The wait time for Venezuelan plane tickets to foreign destinations reflects a peculiar currency phenomenon called "credit card scratching" that has developed as a result of the disparity between the official and black market dollar exchange rate.
According to Venezuela's official exchange rate, it takes only 6.3 bolivars, the national currency, to buy one U.S. dollar. But the scarcity of dollars that has resulted from government controls aimed at curbing inflation has made them worth up to 60 bolivars on the black market.
"People who need to send dollars to children or relatives living offshore will pay whatever it takes to get them," said one recent buyer of dollars. "We have no choice."

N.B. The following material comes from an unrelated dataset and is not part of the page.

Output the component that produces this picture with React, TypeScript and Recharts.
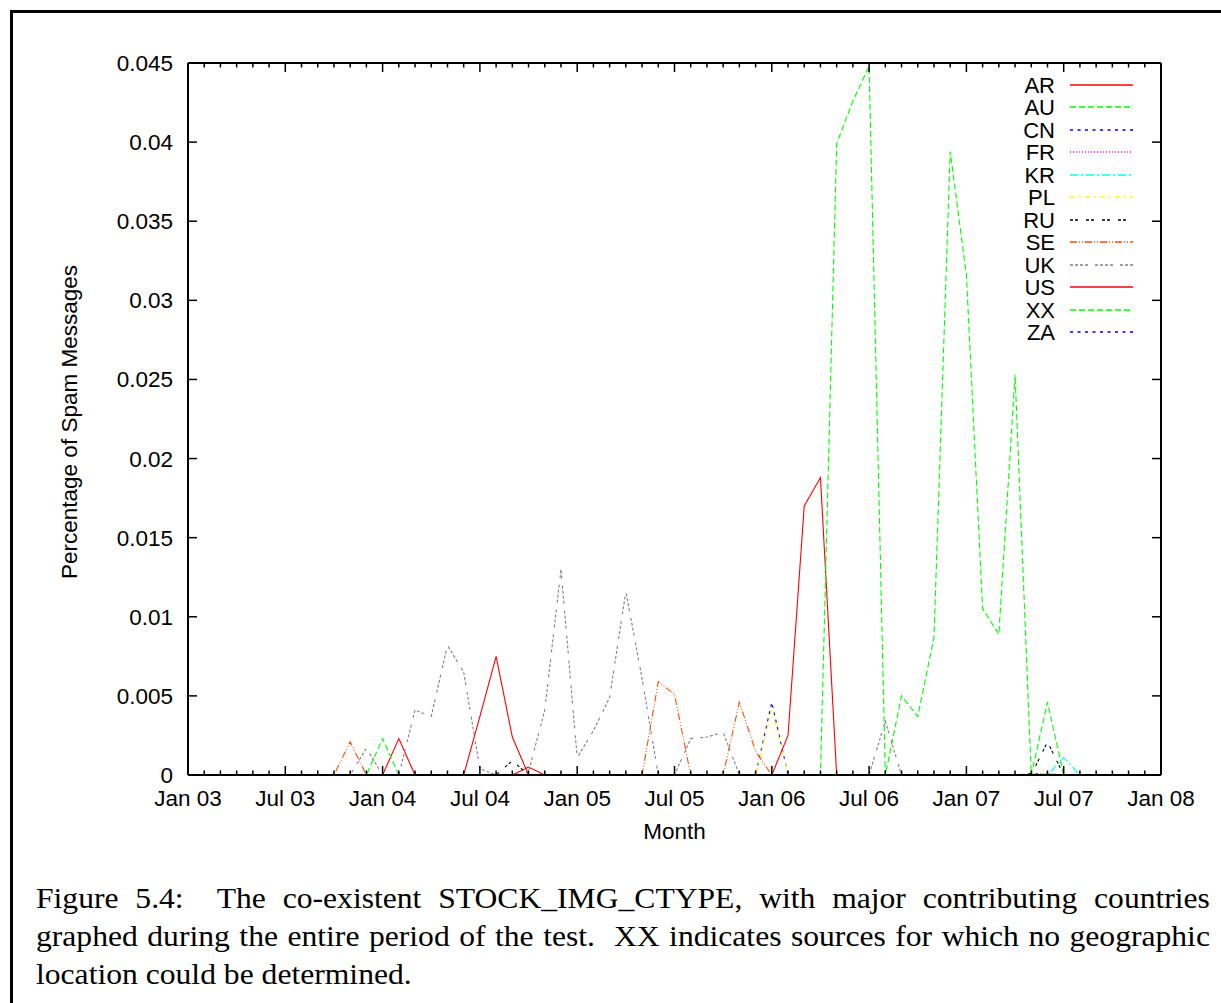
import { LineChart, Line, XAxis, YAxis } from 'recharts';

// x axis: months since Jan 03 (0 .. 60)
const MONTH_LABELS = ['Jan 03', 'Jul 03', 'Jan 04', 'Jul 04', 'Jan 05', 'Jul 05', 'Jan 06', 'Jul 06', 'Jan 07', 'Jul 07', 'Jan 08'];
const MONTH_TICKS = Array.from({ length: 61 }, (_, i) => i);
const Y_TICKS = [0, 0.005, 0.01, 0.015, 0.02, 0.025, 0.03, 0.035, 0.04, 0.045];
const Y_TICK_LABELS = ['0', '0.005', '0.01', '0.015', '0.02', '0.025', '0.03', '0.035', '0.04', '0.045'];

// one value per month, Jan 03 .. Sep 07 (one row per year)
const AR = [
  0, 0, 0, 0, 0, 0, 0, 0, 0, 0, 0, 0,
  0, 0.0023, 0, 0, 0, 0, 0, 0, 0, 0.0005, 0, 0,
  0, 0, 0, 0, 0, 0, 0, 0, 0, 0, 0, 0,
  0, 0, 0, 0, 0, 0, 0, 0, 0, 0, 0, 0,
  0, 0, 0, 0, 0, 0, 0, 0, 0,
];
const AU = [
  0, 0, 0, 0, 0, 0, 0, 0, 0, 0, 0, 0,
  0.0023, 0, 0, 0, 0, 0, 0, 0, 0, 0, 0, 0,
  0, 0, 0, 0, 0, 0, 0, 0, 0, 0, 0, 0,
  0, 0, 0, 0, 0, 0, 0, 0, 0, 0, 0, 0,
  0, 0, 0, 0, 0, 0, 0, 0, 0,
];
const CN = [
  0, 0, 0, 0, 0, 0, 0, 0, 0, 0, 0, 0,
  0, 0, 0, 0, 0, 0, 0, 0, 0, 0, 0, 0,
  0, 0, 0, 0, 0, 0, 0, 0, 0, 0, 0, 0,
  0.0046, 0, 0, 0, 0, 0, 0, 0, 0, 0, 0, 0,
  0, 0, 0, 0, 0, 0, 0, 0, 0,
];
const FR = [
  0, 0, 0, 0, 0, 0, 0, 0, 0, 0, 0, 0,
  0, 0, 0, 0, 0, 0, 0, 0, 0, 0, 0, 0,
  0, 0, 0, 0, 0, 0, 0, 0, 0, 0, 0, 0,
  0, 0, 0, 0, 0, 0, 0, 0, 0, 0, 0, 0,
  0, 0, 0, 0, 0, 0.0001, 0, 0, 0,
];
const KR = [
  0, 0, 0, 0, 0, 0, 0, 0, 0, 0, 0, 0,
  0, 0, 0, 0, 0, 0, 0, 0, 0, 0, 0, 0,
  0, 0, 0, 0, 0, 0, 0, 0, 0, 0, 0, 0,
  0, 0, 0, 0, 0, 0, 0, 0, 0, 0, 0, 0,
  0, 0, 0, 0, 0, 0, 0.0011, 0, 0,
];
const PL = [
  0, 0, 0, 0, 0, 0, 0, 0, 0, 0, 0, 0,
  0, 0, 0, 0, 0, 0, 0, 0, 0, 0, 0, 0,
  0, 0, 0, 0, 0, 0, 0, 0, 0, 0, 0, 0,
  0.0041, 0, 0, 0, 0, 0, 0, 0, 0, 0, 0, 0,
  0, 0, 0, 0, 0, 0, 0, 0, 0,
];
const RU = [
  0, 0, 0, 0, 0, 0, 0, 0, 0, 0, 0, 0,
  0, 0, 0, 0, 0, 0, 0, 0, 0.0009, 0, 0, 0,
  0, 0, 0, 0, 0, 0, 0, 0, 0, 0, 0, 0,
  0, 0, 0, 0, 0, 0, 0, 0, 0, 0, 0, 0,
  0, 0, 0, 0, 0, 0.0021, 0, 0, 0,
];
const SE = [
  0, 0, 0, 0, 0, 0, 0, 0, 0, 0, 0.0021, 0,
  0, 0, 0, 0, 0, 0, 0, 0, 0, 0, 0, 0,
  0, 0, 0, 0, 0, 0.0059, 0.0051, 0, 0, 0, 0.0046, 0.0015,
  0, 0, 0, 0, 0, 0, 0, 0, 0, 0, 0, 0,
  0, 0, 0, 0, 0, 0, 0, 0, 0,
];
const UK = [
  0, 0, 0, 0, 0, 0, 0, 0, 0, 0, 0, 0.0017,
  0, 0, 0.0041, 0.0037, 0.0082, 0.0065, 0.0004, 0, 0, 0.0002, 0.0041, 0.013,
  0.0011, 0.0028, 0.0049, 0.0116, 0.0061, 0, 0, 0.0023, 0.0024, 0.0027, 0, 0,
  0, 0, 0, 0, 0, 0, 0, 0.0034, 0, 0, 0, 0,
  0, 0, 0, 0, 0, 0, 0, 0, 0,
];
const US = [
  0, 0, 0, 0, 0, 0, 0, 0, 0, 0, 0, 0,
  0, 0, 0, 0, 0, 0, 0.0037, 0.0075, 0.0024, 0, 0, 0,
  0, 0, 0, 0, 0, 0, 0, 0, 0, 0, 0, 0,
  0, 0.0025, 0.017, 0.0188, 0, 0, 0, 0, 0, 0, 0, 0,
  0, 0, 0, 0, 0, 0, 0, 0, 0,
];
const XX = [
  0, 0, 0, 0, 0, 0, 0, 0, 0, 0, 0, 0,
  0, 0, 0, 0, 0, 0, 0, 0, 0, 0, 0, 0,
  0, 0, 0, 0, 0, 0, 0, 0, 0, 0, 0, 0,
  0, 0, 0, 0, 0.0399, 0.0426, 0.0448, 0, 0.005, 0.0037, 0.0087, 0.0394,
  0.0316, 0.0105, 0.0089, 0.0253, 0, 0.0046, 0, 0, 0,
];
const ZA = [
  0, 0, 0, 0, 0, 0, 0, 0, 0, 0, 0, 0,
  0, 0, 0, 0, 0, 0, 0, 0, 0, 0, 0, 0,
  0, 0, 0, 0, 0, 0, 0, 0, 0, 0, 0, 0,
  0, 0, 0, 0, 0, 0, 0, 0, 0, 0, 0, 0,
  0, 0, 0, 0, 0.0001, 0, 0, 0, 0,
];

const SERIES = [
  { key: 'AR', values: AR, color: '#ff0000', dash: undefined },
  { key: 'AU', values: AU, color: '#00ff00', dash: '6 3' },
  { key: 'CN', values: CN, color: '#0000ff', dash: '3 4.5' },
  { key: 'FR', values: FR, color: '#ff00ff', dash: '1 2' },
  { key: 'KR', values: KR, color: '#00ffff', dash: '8 3 2 3' },
  { key: 'PL', values: PL, color: '#ffff00', dash: '5 4 2 4' },
  { key: 'RU', values: RU, color: '#000000', dash: '3 2 3 8' },
  { key: 'SE', values: SE, color: '#ff4d00', dash: '7 2 1 2 1 2' },
  { key: 'UK', values: UK, color: '#808080', dash: '3 2 3 2 3 2 3 7' },
  { key: 'US', values: US, color: '#ff0000', dash: undefined },
  { key: 'XX', values: XX, color: '#00ff00', dash: '6 3' },
  { key: 'ZA', values: ZA, color: '#0000ff', dash: '3 4.5' },
];

const chartData = AR.map((_, m) => {
  const row: Record<string, number> = { month: m };
  for (const s of SERIES) row[s.key] = s.values[m];
  return row;
});

const FONT = '"Liberation Sans", Arial, Helvetica, sans-serif';
const FS = 22.5;

const BottomTick = (props: any) => {
  const { x, y, payload } = props;
  const major = payload.value % 6 === 0;
  return (
    <g>
      <line x1={x} x2={x} y1={y} y2={y - (major ? 9 : 4.5)} stroke="#000" strokeWidth={1.5} />
      {major && (
        <text x={x} y={y + 31} textAnchor="middle" fontFamily={FONT} fontSize={FS} fill="#000">
          {MONTH_LABELS[payload.value / 6]}
        </text>
      )}
    </g>
  );
};

const TopTick = (props: any) => {
  const { x, y, payload } = props;
  const major = payload.value % 6 === 0;
  return <line x1={x} x2={x} y1={y} y2={y + (major ? 9 : 4.5)} stroke="#000" strokeWidth={1.5} />;
};

const LeftTick = (props: any) => {
  const { x, y, payload } = props;
  const i = Y_TICKS.indexOf(payload.value);
  return (
    <g>
      <line x1={x} x2={x + 9} y1={y} y2={y} stroke="#000" strokeWidth={1.5} />
      <text x={x - 15} y={y + 8} textAnchor="end" fontFamily={FONT} fontSize={FS} fill="#000">
        {Y_TICK_LABELS[i]}
      </text>
    </g>
  );
};

const RightTick = (props: any) => {
  const { x, y } = props;
  return <line x1={x} x2={x - 9} y1={y} y2={y} stroke="#000" strokeWidth={1.5} />;
};

const axisLine = { stroke: '#000', strokeWidth: 2 };

export default function App() {
  return (
    <div style={{ position: 'absolute', left: 0, top: 0, width: 1221, height: 1003, overflow: 'hidden', background: '#fff' }}>
      <div
        style={{
          position: 'absolute',
          left: 10,
          top: 10,
          width: 1400,
          height: 1200,
          borderLeft: '3px solid #000',
          borderTop: '3px solid #000',
        }}
      />
      <div style={{ position: 'absolute', left: 0, top: 0 }}>
        <LineChart width={1221} height={1003} data={chartData} margin={{ top: 62, right: 59, bottom: 227, left: 187 }}>
          {SERIES.map((s) => (
            <Line
              key={s.key}
              xAxisId="bottom"
              yAxisId="left"
              type="linear"
              dataKey={s.key}
              stroke={s.color}
              strokeWidth={1.1}
              strokeDasharray={s.dash}
              dot={false}
              activeDot={false}
              isAnimationActive={false}
            />
          ))}
          <XAxis
            xAxisId="bottom"
            dataKey="month"
            type="number"
            domain={[0, 60]}
            ticks={MONTH_TICKS}
            interval={0}
            height={1}
            tickSize={0}
            tickMargin={0}
            tickLine={false}
            tick={<BottomTick />}
            axisLine={axisLine}
            allowDataOverflow
          />
          <XAxis
            xAxisId="top"
            orientation="top"
            dataKey="month"
            type="number"
            domain={[0, 60]}
            ticks={MONTH_TICKS}
            interval={0}
            height={1}
            tickSize={0}
            tickMargin={0}
            tickLine={false}
            tick={<TopTick />}
            axisLine={axisLine}
            allowDataOverflow
          />
          <YAxis
            yAxisId="left"
            type="number"
            domain={[0, 0.045]}
            ticks={Y_TICKS}
            interval={0}
            width={1}
            tickSize={0}
            tickMargin={0}
            tickLine={false}
            tick={<LeftTick />}
            axisLine={axisLine}
            allowDataOverflow
          />
          <YAxis
            yAxisId="right"
            orientation="right"
            type="number"
            domain={[0, 0.045]}
            ticks={Y_TICKS}
            interval={0}
            width={1}
            tickSize={0}
            tickMargin={0}
            tickLine={false}
            tick={<RightTick />}
            axisLine={axisLine}
            allowDataOverflow
          />
        </LineChart>
      </div>
      <svg width={1221} height={1003} style={{ position: 'absolute', left: 0, top: 0, pointerEvents: 'none' }}>
        <text x={77} y={422} transform="rotate(-90 77 422)" textAnchor="middle" fontFamily={FONT} fontSize={FS} fill="#000">
          Percentage of Spam Messages
        </text>
        <text x={674.5} y={839} textAnchor="middle" fontFamily={FONT} fontSize={FS} fill="#000">
          Month
        </text>
        {SERIES.map((s, i) => {
          const cy = Math.round(85 + i * 22.45);
          return (
            <g key={s.key}>
              <text x={1055} y={cy + 7.5} textAnchor="end" fontFamily={FONT} fontSize={22} fill="#000">
                {s.key}
              </text>
              <line x1={1070} x2={1133} y1={cy} y2={cy} stroke={s.color} strokeWidth={1.6} strokeDasharray={s.dash} />
            </g>
          );
        })}
      </svg>
      <div
        style={{
          position: 'absolute',
          left: 36,
          top: 879,
          width: 1077,
          transform: 'scaleX(1.09)',
          transformOrigin: '0 0',
          fontFamily: '"Liberation Serif", "Times New Roman", serif',
          fontSize: 29,
          lineHeight: '38px',
          color: '#000',
        }}
      >
        <div style={{ textAlign: 'justify', textAlignLast: 'justify', whiteSpace: 'nowrap' }}>
          Figure 5.4:&nbsp; The co-existent STOCK_IMG_CTYPE, with major contributing countries
        </div>
        <div style={{ textAlign: 'justify', textAlignLast: 'justify', whiteSpace: 'nowrap' }}>
          graphed during the entire period of the test.&nbsp; XX indicates sources for which no geographic
        </div>
        <div style={{ whiteSpace: 'nowrap' }}>location could be determined.</div>
      </div>
    </div>
  );
}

But Venezuelans who make it to Ecuador or Peru, for example, and who withdraw $3,000 in cash on their Visa or Mastercards, are charged only 18,900 bolivars on their credit card statement. After returning to Venezuela, they can sell that same $3,000 for 180,000 bolivars on the black market, or nearly 10 times their cost, producing a sizable profit.
Hence, the extreme demand for air travel.
In destinations such as Ecuador and Spain, businesses have sprung up to accommodate the credit card cash withdrawals, often charging commissions of as much as $500 on a $3,000 transaction, sources say.
Despite the galloping devaluation of bolivars on the unofficial market, the Venezuelan government is reluctant to officially devalue the currency ahead of Dec. 8 local elections because of the high short-term inflation such a move could produce, which could exacerbate already acute scarcities.
According to official central bank statistics, more than 21% of food items and essential household goods can be described as scarce in Venezuela, according to Jose Manuel Puente, a Venezuelan economist teaching at Oxford University.
Those scarcities hit the poor hardest because they can't afford the inflated prices that better-off consumers pay on the black market.
"You have an economy in Venezuela in which probably the most profitable activity involves arbitraging of dollars, or getting dollars at the official rate and then selling them at a higher rate in black market, as opposed to actually investing those dollars in productive activities," said Erich Arispe, director of a sovereign debt group at Fitch Ratings in New York.